The 3 stages of marketing to the social consumer’s decision journey are creating buzz, learning from customers, and targeting customers. McKinsey & Company’s research highlights examples of the 3 core marketing elements for reaching your followers on their social consumer decision journey. As you will see, each of these social media actions does not involve the entire follower base, and successful results can be enacted from using very small audience samples.

Creating Buzz:

An example of creating buzz through social channels comes from Ford Motor Company and their Fiesta Movement campaign behind the U.S. launch of their Fiesta model. Ford tapped 100 social media influencers as part of the campaign and gave them a European model of the car with “missions” to complete and asked them to document their experience on various social channels. The videos that were created by those influencers as part of this Fiesta campaign generated 6.5 million views on YouTube, Ford received 50,000 requests for information about the Fiesta, and they sold 10,000 cars in the first six days they were available.

Learning from Customers:

PepsiCo wanted to find out what consumers thought about their Mountain Dew Brand. They ran ‘DEWmocracy Promotions’ and used social media to gather insights. Their findings led to creating new flavours of Mountain Dew, and since 2008 over 36 million cases have been sold.

Targeting Customers:

The Levi Strauss Company has utilised social media to offer location-specific deals. One social media campaign involved direct interactions with 400 consumers but led to 1,600 people to turn up at local stores due to social media’s word-of-mouth effect.

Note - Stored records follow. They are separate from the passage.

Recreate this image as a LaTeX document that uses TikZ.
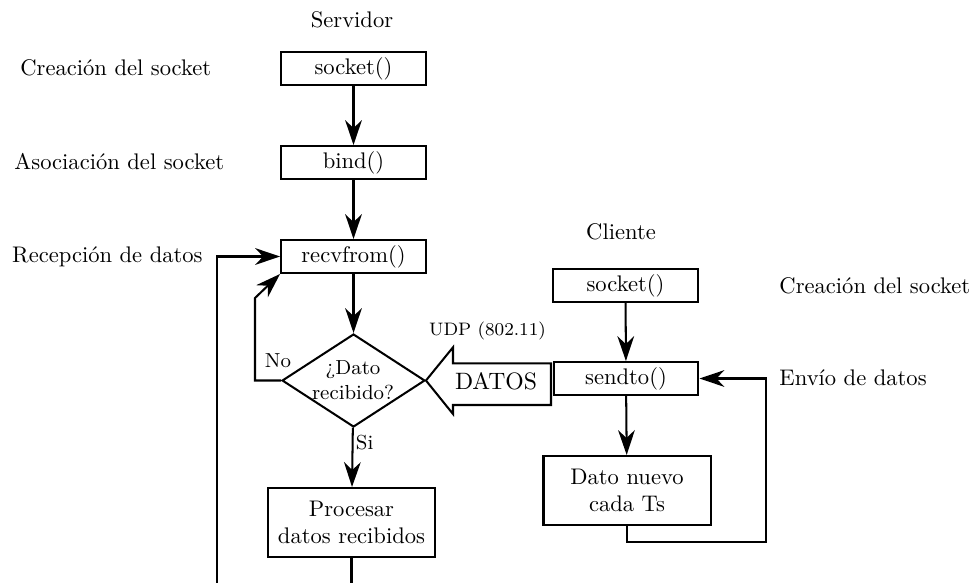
\documentclass[tikz,border=0pt]{standalone}
\usetikzlibrary{arrows.meta,shapes.geometric}
\begin{document}
\begin{tikzpicture}[x=0.443pt,y=-0.443pt,
  box/.style={draw, line width=0.9pt, minimum width=64.2pt, minimum height=14.6pt, inner sep=0pt},
  bigbox/.style={box, minimum width=74pt, minimum height=30.6pt, align=center},
  dec/.style={draw, diamond, line width=0.9pt, minimum width=63.3pt, minimum height=41.2pt, inner sep=0pt},
  flow/.style={line width=0.9pt, -{Stealth[length=11pt,width=7.4pt,inset=3.5pt]}},
  plain/.style={line width=0.9pt},
  lbl/.style={inner sep=0pt},
  small lbl/.style={font=\small, inner sep=1pt}]
\clip (0,0) rectangle (975,582);

% server side
\node (srv) at (352,20) {Servidor};
\node[box] (ss) at (353.5,68.5) {socket()};
\node[box] (bind) at (353.5,162.5) {bind()};
\node[box] (recv) at (353.5,256.5) {recvfrom()};
\node[dec] (dec) at (353.5,380.5) {};
\node[font=\small, align=center, inner sep=0pt] (dectxt) at (353,380) {¿Dato\\recibido?};
\node[bigbox] (proc) at (351.5,522.5) {Procesar\\datos recibidos};

\node[lbl, anchor=west] (lc1) at (20,68) {Creación del socket};
\node[lbl, anchor=west] (la) at (14,162) {Asociación del socket};
\node[lbl, anchor=east] (lr) at (203,257) {Recepción de datos};

\draw[flow] (ss) -- (bind);
\draw[flow] (bind) -- (recv);
\draw[flow] (recv) -- (dec);
\draw[flow] (dec) -- node[small lbl, pos=0.25, anchor=west] (si) {Si} (proc);
\node[small lbl] (no) at (278,361) {No};
\draw[flow] (dec.west) -- (255,380.5) -- (255,298) -- (recv.south west);
\draw[flow] (proc.south) -- (351.5,620) -- (217,620) -- (217,256.5) -- (recv.west);

% client side
\node (cli) at (621,232) {Cliente};
\node[box] (cs) at (625.5,285.5) {socket()};
\node[box] (send) at (626,378.5) {sendto()};
\node[bigbox] (dato) at (627,490.5) {Dato nuevo\\cada Ts};

\node[lbl, anchor=west] (lc2) at (779,286) {Creación del socket};
\node[lbl, anchor=west] (le) at (779,378) {Envío de datos};

\draw[flow] (cs) -- (send);
\draw[flow] (send) -- (dato);
\draw[flow] (dato.south) -- (627,542) -- (766,542) -- (766,378.5) -- (send.east);

% data transfer arrow
\draw[plain] (dec.east) -- (453,347.3) -- (453,363.3) -- (551,363.3) -- (551,405)
  -- (453,405) -- (453,414) -- cycle;
\node[font=\fontsize{10.5}{12}\selectfont] (datos) at (496,381) {DATOS};
\node[font=\footnotesize] (udp) at (487.5,331) {UDP (802.11)};
\end{tikzpicture}
\end{document}
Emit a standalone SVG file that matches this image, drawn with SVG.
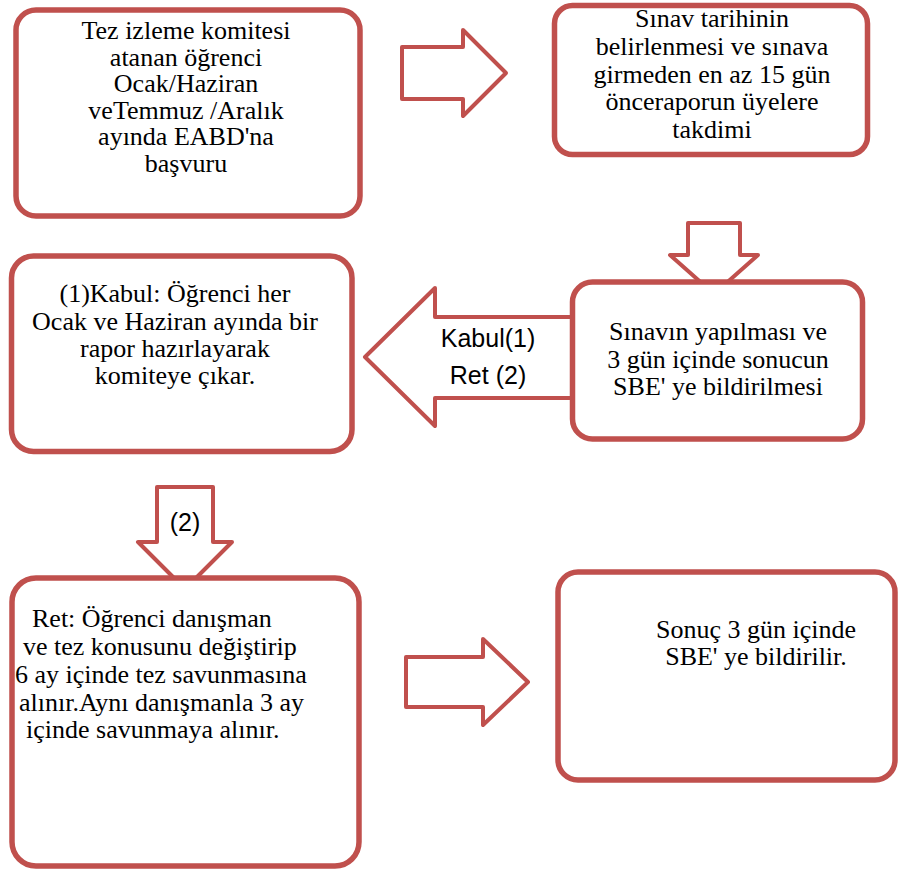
<svg xmlns="http://www.w3.org/2000/svg" width="898" height="870" viewBox="0 0 898 870">
<style>
.box{fill:#ffffff;stroke:#c0504d;stroke-width:5.5}
.arr{fill:#ffffff;stroke:#c0504d;stroke-width:4;stroke-linejoin:round}
.t{font-family:"Liberation Serif","Times New Roman",serif;font-size:26px;fill:#000;text-anchor:middle}
.ts{font-family:"Liberation Serif","Times New Roman",serif;font-size:26px;fill:#000}
.l{font-family:"Liberation Sans",Arial,sans-serif;font-size:25px;fill:#000;text-anchor:middle}
</style>
<rect width="898" height="870" fill="#ffffff"/>
<g id="connectors">
  <polygon class="arr" points="402,47 463,47 463,30 506,73 463,116 463,99 402,99"/>
  <polygon class="arr" points="688,223 740,223 740,255 758,255 714,294 670,255 688,255"/>
  <polygon class="arr" points="572,317 435,317 435,288 365,357 435,426 435,398 572,398"/>
  <polygon class="arr" points="157,487 213,487 213,542 232,542 185,589 138,542 157,542"/>
  <polygon class="arr" points="406,657 483,657 483,639 528,682 483,725 483,707 406,707"/>
  <text class="l" x="488" y="347">Kabul(1)</text>
  <text class="l" x="488" y="384">Ret (2)</text>
  <text class="l" x="185" y="531">(2)</text>
</g>
<g id="node1">
  <rect class="box" x="16" y="10" width="344" height="206" rx="20"/>
  <text class="t" x="186" y="39">Tez izleme komitesi</text>
  <text class="t" x="186" y="65.5">atanan öğrenci</text>
  <text class="t" x="186" y="92">Ocak/Haziran</text>
  <text class="t" x="186" y="118.5">veTemmuz /Aralık</text>
  <text class="t" x="186" y="145">ayında EABD'na</text>
  <text class="t" x="186" y="171.5">başvuru</text>
</g>
<g id="node2">
  <rect class="box" x="554.5" y="5.5" width="313" height="149" rx="18"/>
  <text class="t" x="712" y="27">Sınav tarihinin</text>
  <text class="t" x="712" y="55">belirlenmesi ve sınava</text>
  <text class="t" x="712" y="82.5">girmeden en az 15 gün</text>
  <text class="t" x="712" y="110">önceraporun üyelere</text>
  <text class="t" x="712" y="137.5">takdimi</text>
</g>
<g id="node3">
  <rect class="box" x="11.5" y="256" width="340.5" height="195.5" rx="22"/>
  <text class="t" x="175" y="302">(1)Kabul: Öğrenci her</text>
  <text class="t" x="175" y="329.5">Ocak ve Haziran ayında bir</text>
  <text class="t" x="175" y="357">rapor hazırlayarak</text>
  <text class="t" x="175" y="384">komiteye çıkar.</text>
</g>
<g id="node4">
  <rect class="box" x="572.5" y="282" width="290" height="157" rx="20"/>
  <text class="t" x="718" y="340">Sınavın yapılması ve</text>
  <text class="t" x="718" y="368">3 gün içinde sonucun</text>
  <text class="t" x="718" y="395">SBE' ye bildirilmesi</text>
</g>
<g id="node5">
  <rect class="box" x="12" y="578" width="347" height="288" rx="24"/>
  <text class="ts" x="32" y="627">Ret: Öğrenci danışman</text>
  <text class="ts" x="23" y="655">ve tez konusunu değiştirip</text>
  <text class="ts" x="15" y="683">6 ay içinde tez savunmasına</text>
  <text class="ts" x="19" y="711">alınır.Aynı danışmanla 3 ay</text>
  <text class="ts" x="26" y="738">içinde savunmaya alınır.</text>
</g>
<g id="node6">
  <rect class="box" x="558" y="572" width="337" height="208" rx="20"/>
  <text class="t" x="756" y="638">Sonuç 3 gün içinde</text>
  <text class="t" x="756" y="665">SBE' ye bildirilir.</text>
</g>
</svg>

Gaining the most followers, likes and loves on your social channels isn’t always the metric for success. Media monitoring and media intelligence can help you target smaller segments of your social followers to create specialised campaigns that have a larger ROI. These smaller campaigns can be more effective than larger ones. You can likely run several smaller campaigns with the same resources and cost it takes to run larger ones that are not as effective. Running social campaigns that cost less, but drive more sales will certainly make your social media marketing team shine. Remember, your marketing is not about you. It just starts with you. Solve peoples problems and be authentic. You run a business and not in the celebrity business…because celebrities and popularity fade…doing the job that people always need, that goes on a lot longer.